— START GIVEN RECORDS —

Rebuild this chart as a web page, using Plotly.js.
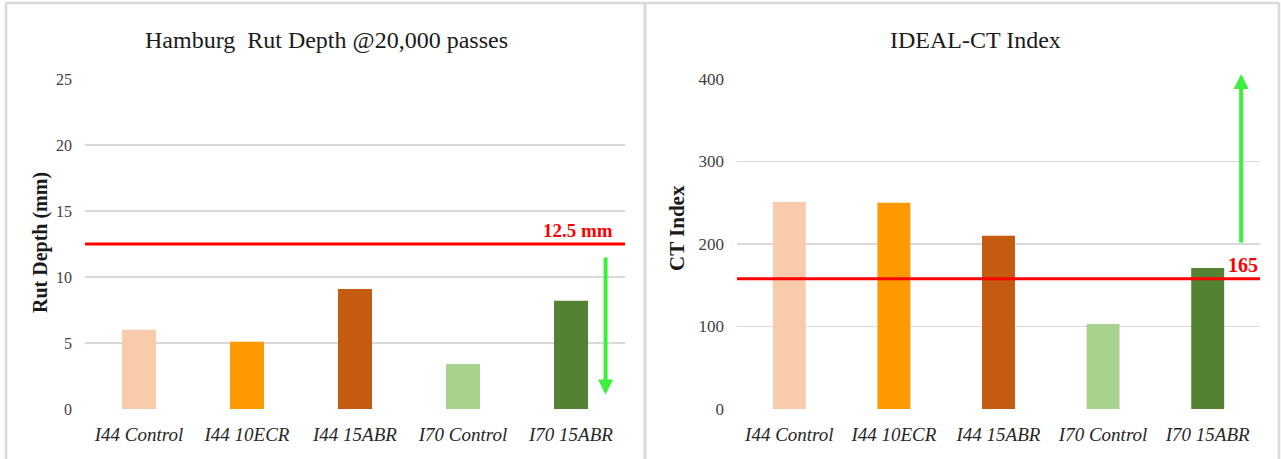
<!DOCTYPE html>
<html>
<head>
<meta charset="utf-8">
<script src="https://cdn.plot.ly/plotly-3.0.1.min.js"></script>
<style>html,body{margin:0;padding:0;background:#fff;}#chart{width:1281px;height:459px;}</style>
</head>
<body>
<div id="chart"></div>
<script>
// ---- data ----
const categories = ['I44 Control', 'I44 10ECR', 'I44 15ABR', 'I70 Control', 'I70 15ABR'];
const rutDepth = [6.0, 5.1, 9.1, 3.4, 8.2];
const ctIndex = [251, 250, 210, 103, 171];
const rutTicks = [0, 5, 10, 15, 20, 25];
const ctTicks = [0, 100, 200, 300, 400];
const rutLimit = 12.5;
const rutLimitLabel = '12.5 mm';
const ctLimit = 158;
const ctLimitLabel = '165';
const rutArrow = {pos: 4.32, from: 11.6, to: 1.1};
const ctArrow = {pos: 4.32, from: 200, to: 406};

// ---- styles ----
const barColors = ['#F8CBAD', '#FF9900', '#C55A11', '#A9D18E', '#548235'];
const W = 1281, H = 459;
const px = v => v / W;
const py = v => 1 - v / H;
const serif = 'Liberation Serif, Times New Roman, serif';

const traces = [
  {type: 'bar', x: categories, y: rutDepth, xaxis: 'x', yaxis: 'y',
   marker: {color: barColors, line: {width: 0}}, hoverinfo: 'x+y', showlegend: false},
  {type: 'bar', x: categories, y: ctIndex, xaxis: 'x2', yaxis: 'y2',
   marker: {color: barColors, line: {width: 0}}, hoverinfo: 'x+y', showlegend: false}
];

const yDomain = [py(409), py(79)];
const xCommon = {
  type: 'category', showgrid: false, zeroline: false, showline: false, ticks: '',
  tickfont: {family: serif, size: 19, color: '#262626', style: 'italic'},
  ticklabelstandoff: 12, fixedrange: true
};
const yCommon = {
  showgrid: true, gridcolor: '#d9d9d9', gridwidth: 1.5, zeroline: false, showline: false,
  ticks: '', ticklabelstandoff: 12, fixedrange: true
};

const layout = {
  width: W, height: H,
  margin: {l: 0, r: 0, t: 0, b: 0},
  paper_bgcolor: '#ffffff', plot_bgcolor: '#ffffff',
  bargap: 0.685,
  showlegend: false,
  xaxis: Object.assign({}, xCommon, {domain: [px(85), px(625)], anchor: 'y'}),
  yaxis: Object.assign({}, yCommon, {domain: yDomain, anchor: 'x', range: [0, 25],
    tickvals: rutTicks, tickfont: {family: serif, size: 16, color: '#404040'}}),
  xaxis2: Object.assign({}, xCommon, {domain: [px(737), px(1260)], anchor: 'y2'}),
  yaxis2: Object.assign({}, yCommon, {domain: yDomain, anchor: 'x2', range: [0, 400],
    tickvals: ctTicks, tickfont: {family: serif, size: 17, color: '#404040'}}),
  shapes: [
    // panel frames
    {type: 'line', xref: 'paper', yref: 'paper', x0: px(6), x1: px(6), y0: py(3), y1: py(470), line: {color: '#d9d9d9', width: 2.5}},
    {type: 'line', xref: 'paper', yref: 'paper', x0: px(6), x1: px(1279), y0: py(3), y1: py(3), line: {color: '#d9d9d9', width: 2.5}},
    {type: 'line', xref: 'paper', yref: 'paper', x0: px(645), x1: px(645), y0: py(3), y1: py(470), line: {color: '#d9d9d9', width: 3}},
    {type: 'line', xref: 'paper', yref: 'paper', x0: px(1279), x1: px(1279), y0: py(3), y1: py(470), line: {color: '#d9d9d9', width: 2.5}},
    // threshold lines
    {type: 'line', xref: 'x domain', yref: 'y', x0: 0, x1: 1, y0: rutLimit, y1: rutLimit, line: {color: '#FF0000', width: 3}},
    {type: 'line', xref: 'x2 domain', yref: 'y2', x0: 0, x1: 1, y0: ctLimit, y1: ctLimit, line: {color: '#FF0000', width: 3}}
  ],
  annotations: [
    // chart titles
    {xref: 'paper', yref: 'paper', x: px(326), y: py(40), xanchor: 'center', yanchor: 'middle', showarrow: false,
     text: 'Hamburg&nbsp; Rut Depth @20,000 passes', font: {family: serif, size: 24, color: '#1a1a1a'}},
    {xref: 'paper', yref: 'paper', x: px(975), y: py(40), xanchor: 'center', yanchor: 'middle', showarrow: false,
     text: 'IDEAL-CT Index', font: {family: serif, size: 24, color: '#1a1a1a'}},
    // y-axis titles
    {xref: 'paper', yref: 'paper', x: px(40), y: py(243), xanchor: 'center', yanchor: 'middle', showarrow: false, textangle: -90,
     text: '<b>Rut Depth (mm)</b>', font: {family: serif, size: 20, color: '#1a1a1a'}},
    {xref: 'paper', yref: 'paper', x: px(677), y: py(228), xanchor: 'center', yanchor: 'middle', showarrow: false, textangle: -90,
     text: '<b>CT Index</b>', font: {family: serif, size: 21, color: '#1a1a1a'}},
    // threshold labels
    {xref: 'x domain', yref: 'y', x: 1, y: rutLimit, xanchor: 'right', yanchor: 'bottom', xshift: -10, yshift: 1, showarrow: false,
     text: '<b>' + rutLimitLabel + '</b>', font: {family: serif, size: 19, color: '#FF0000'}},
    {xref: 'x2 domain', yref: 'y2', x: 1, y: ctLimit, xanchor: 'right', yanchor: 'bottom', xshift: 0, yshift: 1, showarrow: false,
     text: '<b>' + ctLimitLabel + '</b>', font: {family: serif, size: 20, color: '#FF0000'}},
    // green arrows
    {xref: 'x', yref: 'y', axref: 'x', ayref: 'y', x: rutArrow.pos, y: rutArrow.to, ax: rutArrow.pos, ay: rutArrow.from,
     text: '', showarrow: true, arrowhead: 2, arrowwidth: 4, arrowsize: 0.75, arrowcolor: '#3CF03C', standoff: 0, startstandoff: 0},
    {xref: 'x2', yref: 'y2', axref: 'x2', ayref: 'y2', x: ctArrow.pos, y: ctArrow.to, ax: ctArrow.pos, ay: ctArrow.from,
     text: '', showarrow: true, arrowhead: 2, arrowwidth: 4, arrowsize: 0.75, arrowcolor: '#3CF03C', standoff: 0, startstandoff: 0}
  ]
};

Plotly.newPlot('chart', traces, layout, {displayModeBar: false, staticPlot: true});
</script>
</body>
</html>
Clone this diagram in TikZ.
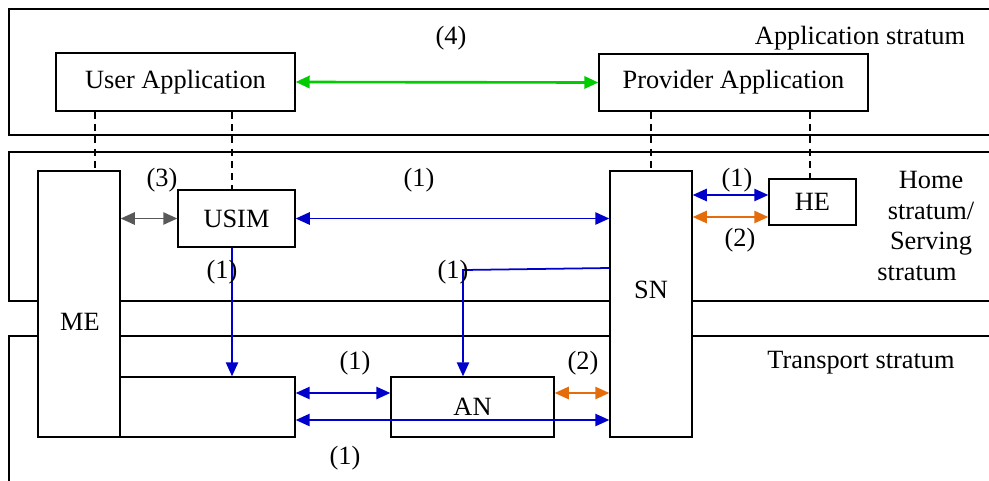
\documentclass[tikz,border=0pt]{standalone}
\usepackage{fontspec}
\setmainfont{Liberation Serif}
\usetikzlibrary{arrows.meta,calc}
\definecolor{linkblue}{RGB}{0,0,204}
\definecolor{linkorange}{RGB}{228,108,10}
\definecolor{linkgray}{RGB}{89,89,89}
\definecolor{appgreen}{RGB}{0,204,0}
\tikzset{
  pin/.style={{Triangle[length=8pt,width=7pt]}-{Triangle[length=8pt,width=7pt]}, line width=1pt},
  onepin/.style={-{Triangle[length=8pt,width=7pt]}, line width=1pt},
  unit/.style={draw, fill=white, line width=0.8pt, inner sep=0pt},
  stratum/.style={line width=0.8pt},
  tether/.style={dash pattern=on 4pt off 3pt, line width=0.6pt}
}

\begin{document}
\begin{tikzpicture}[x=0.02cm, y=-0.02cm, font=\fontsize{15}{17.6}\selectfont]
  \useasboundingbox (0,0) rectangle (989,480);
  % strata frames, open to the right
  \draw[stratum] (9,9) rectangle (1000,135);
  \draw[stratum] (9,152) rectangle (1000,301);
  \draw[stratum] (9,336) rectangle (1000,500);
  \node (appstr) at (860,38) {Application stratum};
  \node[align=center] (homestr) at (931,226) {Home\\stratum/\\Serving\\stratum\hspace*{0.56cm}};
  \node (transstr) at (861,363) {Transport stratum};
  % application boxes
  \node[unit, minimum width=4.78cm, minimum height=1.16cm] (userapp) at (175.5,82) {User Application};
  \node[unit, minimum width=5.38cm, minimum height=1.14cm] (provapp) at (733.5,82.5) {Provider Application};
  % equipment and network boxes
  \node[unit, minimum width=1.64cm, minimum height=5.32cm] (me) at (79,304) {};
  \node (metext) at (80,322) {ME};
  \node[unit, minimum width=1.64cm, minimum height=5.32cm] (sn) at (651,304) {};
  \node (sntext) at (651,290) {SN};
  \node[unit, minimum width=2.34cm, minimum height=1.14cm] (usim) at (236.5,218.5) {USIM};
  \node[unit, minimum width=1.74cm, minimum height=0.92cm] (he) at (812.5,202) {HE};
  \node[unit, minimum width=3.50cm, minimum height=1.20cm] (ue) at (207.5,407) {};
  \node[unit, minimum width=3.26cm, minimum height=1.20cm] (an) at (472.5,407) {AN};
  % dashed ties to the applications
  \draw[tether] (userapp.south -| 95,0) -- (me.north -| 95,0);
  \draw[tether] (userapp.south -| 232,0) -- (usim.north -| 232,0);
  \draw[tether] (provapp.south -| 651,0) -- (sn.north -| 651,0);
  \draw[tether] (provapp.south -| 810,0) -- (he.north -| 810,0);
  % (4) application link
  \draw[pin, appgreen, line width=1.5pt] (userapp.east) -- (provapp.west);
  \node (lbl4) at (451,38) {(4)};
  % (3) ME -- USIM
  \draw[pin, linkgray] (usim.west) -- (usim.west -| me.east);
  \node (lbl3) at (162,180) {(3)};
  % (1) USIM -- SN
  \draw[pin, linkblue] (usim.east) -- (usim.east -| sn.west);
  \node (lbl1a) at (419,180) {(1)};
  % SN -- HE
  \coordinate (heup) at ($(he.west)+(0,-7)$);
  \coordinate (helo) at ($(he.west)+(0,15)$);
  \draw[pin, linkblue] (heup) -- (heup -| sn.east);
  \draw[pin, linkorange] (helo) -- (helo -| sn.east);
  \node (lbl1b) at (737,180) {(1)};
  \node (lbl2a) at (740,240) {(2)};
  % USIM down to the terminal box
  \draw[onepin, linkblue] (usim.south -| 232,0) -- (ue.north -| 232,0);
  \node (lbl1c) at (222,272) {(1)};
  % SN down to AN
  \coordinate (turn) at (463,270);
  \draw[onepin, linkblue] (sn.west |- 0,268) -- (turn) -- (turn |- an.north);
  \node (lbl1d) at (453,272) {(1)};
  % transport links
  \draw[pin, linkblue] (ue.east |- 0,393) -- (an.west |- 0,393);
  \node (lbl1e) at (355,363) {(1)};
  \draw[pin, linkorange] (an.east |- 0,393) -- (sn.west |- 0,393);
  \node (lbl2b) at (583,363) {(2)};
  \draw[pin, linkblue] (ue.east |- 0,420) -- (sn.west |- 0,420);
  \node (lbl1f) at (345,458) {(1)};
\end{tikzpicture}
\end{document}
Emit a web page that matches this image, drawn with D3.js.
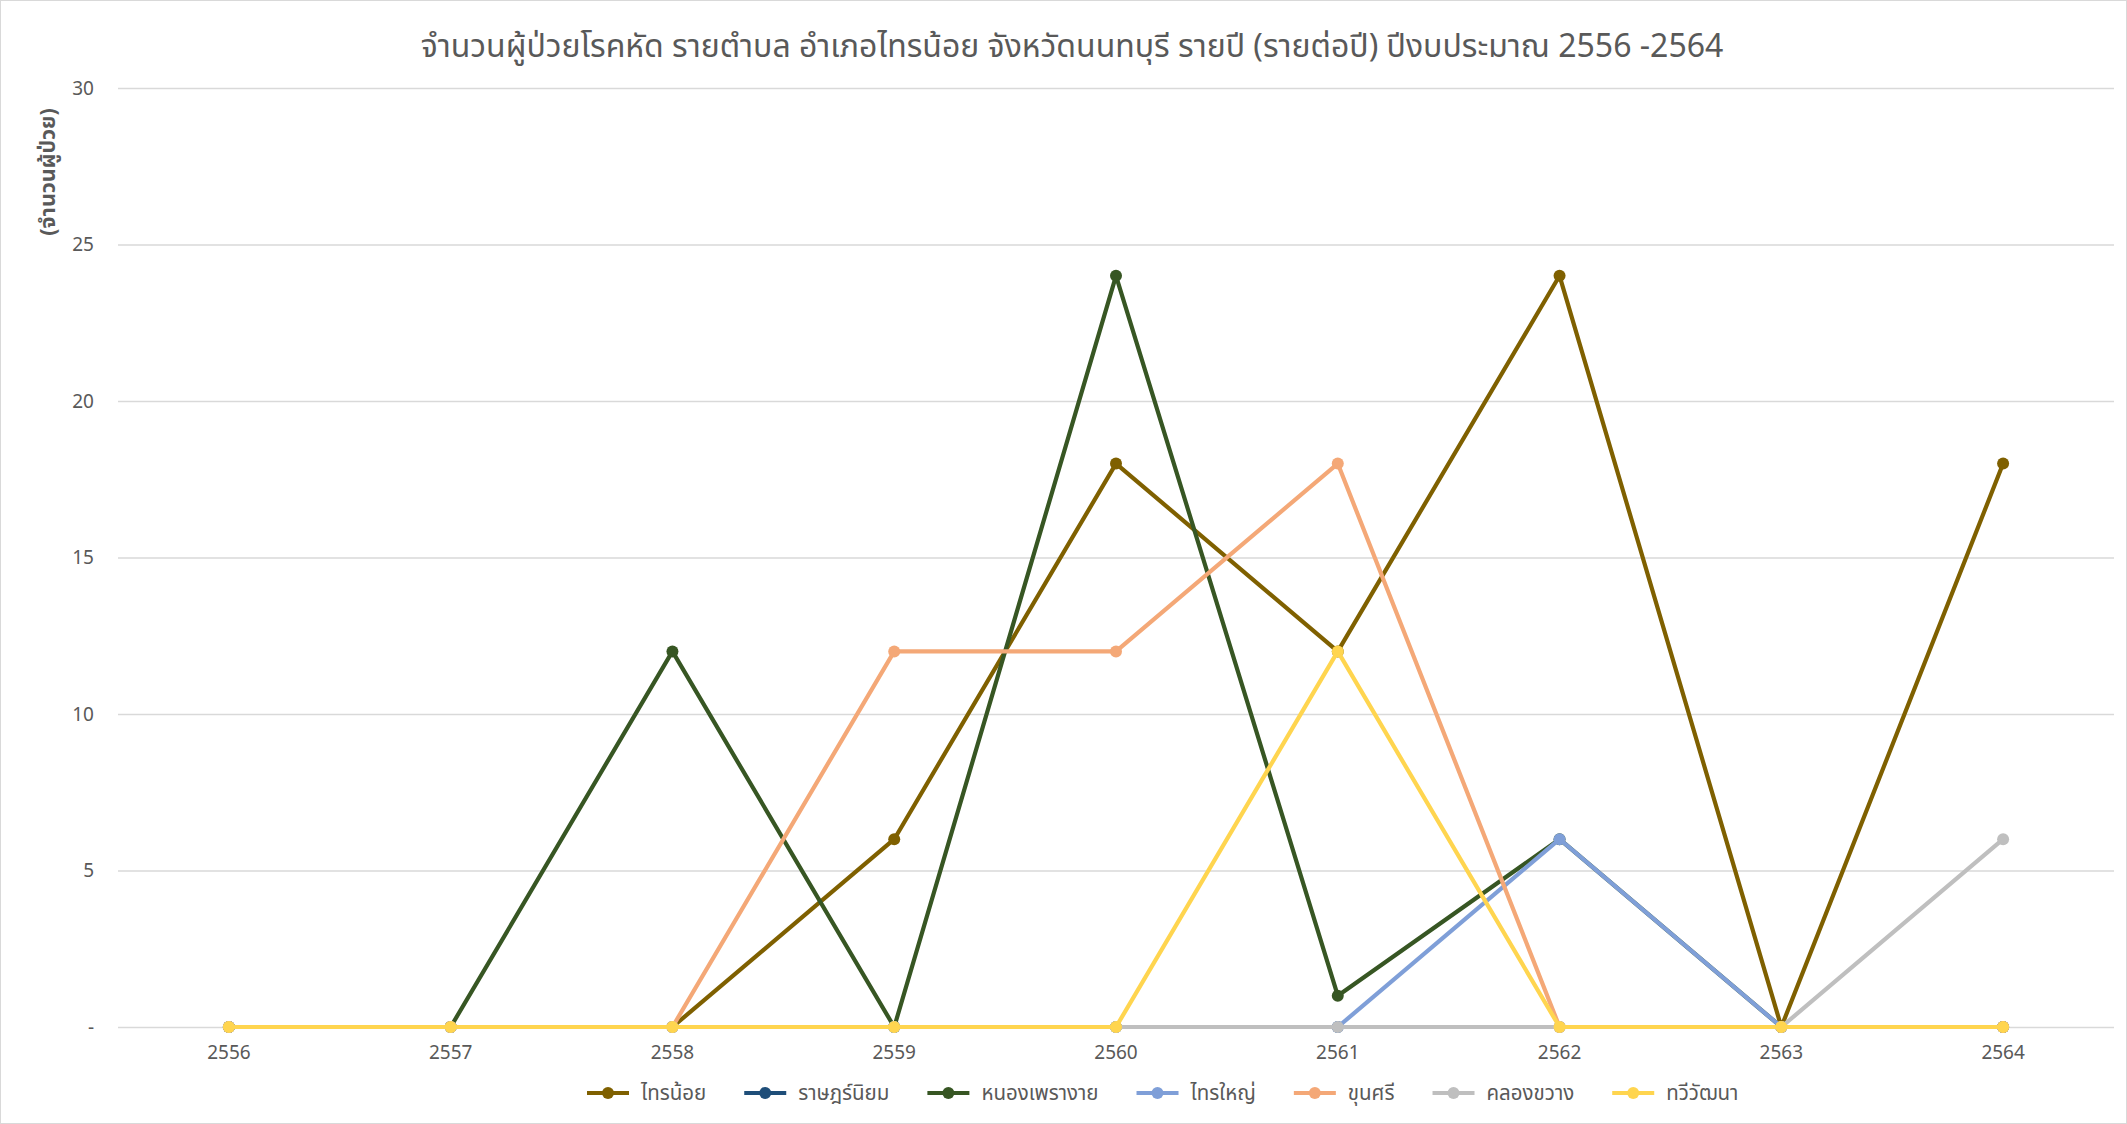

— END GIVEN RECORDS —

YOUR OBJECTIVE ▸
Go through the listing above and list every line that has the word "this".

WRITTEN RESPONSE ▸
Rebuild this chart as a web page, using Plotly.js.
Clone this diagram in TikZ.
Emit a web page that matches this image, drawn with D3.js.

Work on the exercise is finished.